▶ _Provided data_:

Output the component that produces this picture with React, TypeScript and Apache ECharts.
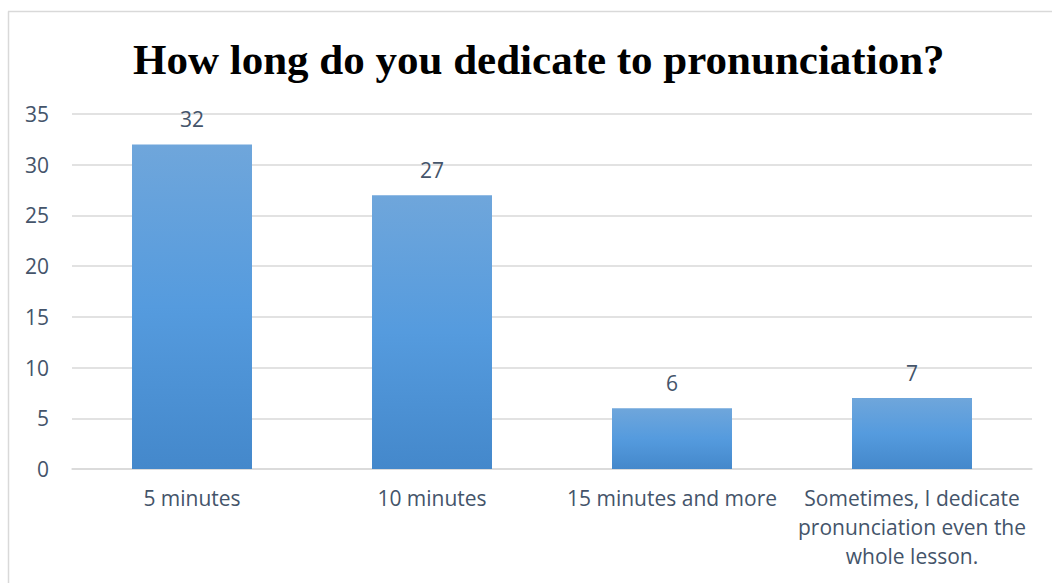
import React, { useEffect, useRef } from "react";
import * as echarts from "echarts";

const title = "How long do you dedicate to pronunciation?";
const categories = [
  "5 minutes",
  "10 minutes",
  "15 minutes and more",
  "Sometimes, I dedicate\npronunciation even the\nwhole lesson.",
];
const values = [32, 27, 6, 7];
const yTicks = { min: 0, max: 35, interval: 5 };

export default function App() {
  const ref = useRef<HTMLDivElement>(null);
  useEffect(() => {
    if (!ref.current) return;
    const chart = echarts.init(ref.current, undefined, { renderer: "svg" });
    const textColor = "#44546A";
    const font = "'Open Sans', sans-serif";
    chart.setOption({
      animation: false,
      backgroundColor: "#ffffff",
      title: {
        text: title,
        left: 128,
        top: 33,
        textStyle: {
          fontFamily: "'Liberation Serif', 'Times New Roman', serif",
          fontWeight: "bold",
          fontSize: 43,
          color: "#000000",
        },
      },
      grid: { left: 72, right: 20, top: 114, bottom: 114, containLabel: false },
      xAxis: {
        type: "category",
        data: categories,
        axisTick: { show: false },
        axisLine: { lineStyle: { color: "#D9D9D9", width: 1.5 } },
        axisLabel: {
          color: textColor,
          fontFamily: font,
          fontSize: 21,
          margin: 14,
          lineHeight: 29,
          interval: 0,
        },
      },
      yAxis: {
        type: "value",
        min: yTicks.min,
        max: yTicks.max,
        interval: yTicks.interval,
        axisLine: { show: false },
        axisTick: { show: false },
        splitLine: { lineStyle: { color: "#D9D9D9", width: 1.5 } },
        axisLabel: {
          color: textColor,
          fontFamily: font,
          fontSize: 21,
          margin: 23,
        },
      },
      series: [
        {
          type: "bar",
          data: values,
          barWidth: "50%",
          itemStyle: {
            color: new echarts.graphic.LinearGradient(0, 0, 0, 1, [
              { offset: 0, color: "#6FA6DB" },
              { offset: 0.5, color: "#559BDE" },
              { offset: 1, color: "#4488CB" },
            ]),
          },
          label: {
            show: true,
            position: "top",
            distance: 15,
            color: textColor,
            fontFamily: font,
            fontSize: 21,
          },
        },
      ],
      graphic: [
        {
          type: "line",
          shape: { x1: 8.5, y1: 11.5, x2: 8.5, y2: 583 },
          style: { stroke: "#D9D9D9", lineWidth: 1.5 },
        },
        {
          type: "line",
          shape: { x1: 8, y1: 11.5, x2: 1052, y2: 11.5 },
          style: { stroke: "#D9D9D9", lineWidth: 1.5 },
        },
      ],
    });
    return () => chart.dispose();
  }, []);
  return (
    <div
      ref={ref}
      style={{ position: "fixed", left: 0, top: 0, width: 1052, height: 583 }}
    />
  );
}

▶ _Work required_:
Reproduce only the lines from the beginning of the data through the line that contains "35, interval: 5", both included, and please drop the pictures.

▶ _Finished answer_:
Output the component that produces this picture with React, TypeScript and Apache ECharts.
import React, { useEffect, useRef } from "react";
import * as echarts from "echarts";

const title = "How long do you dedicate to pronunciation?";
const categories = [
  "5 minutes",
  "10 minutes",
  "15 minutes and more",
  "Sometimes, I dedicate\npronunciation even the\nwhole lesson.",
];
const values = [32, 27, 6, 7];
const yTicks = { min: 0, max: 35, interval: 5 };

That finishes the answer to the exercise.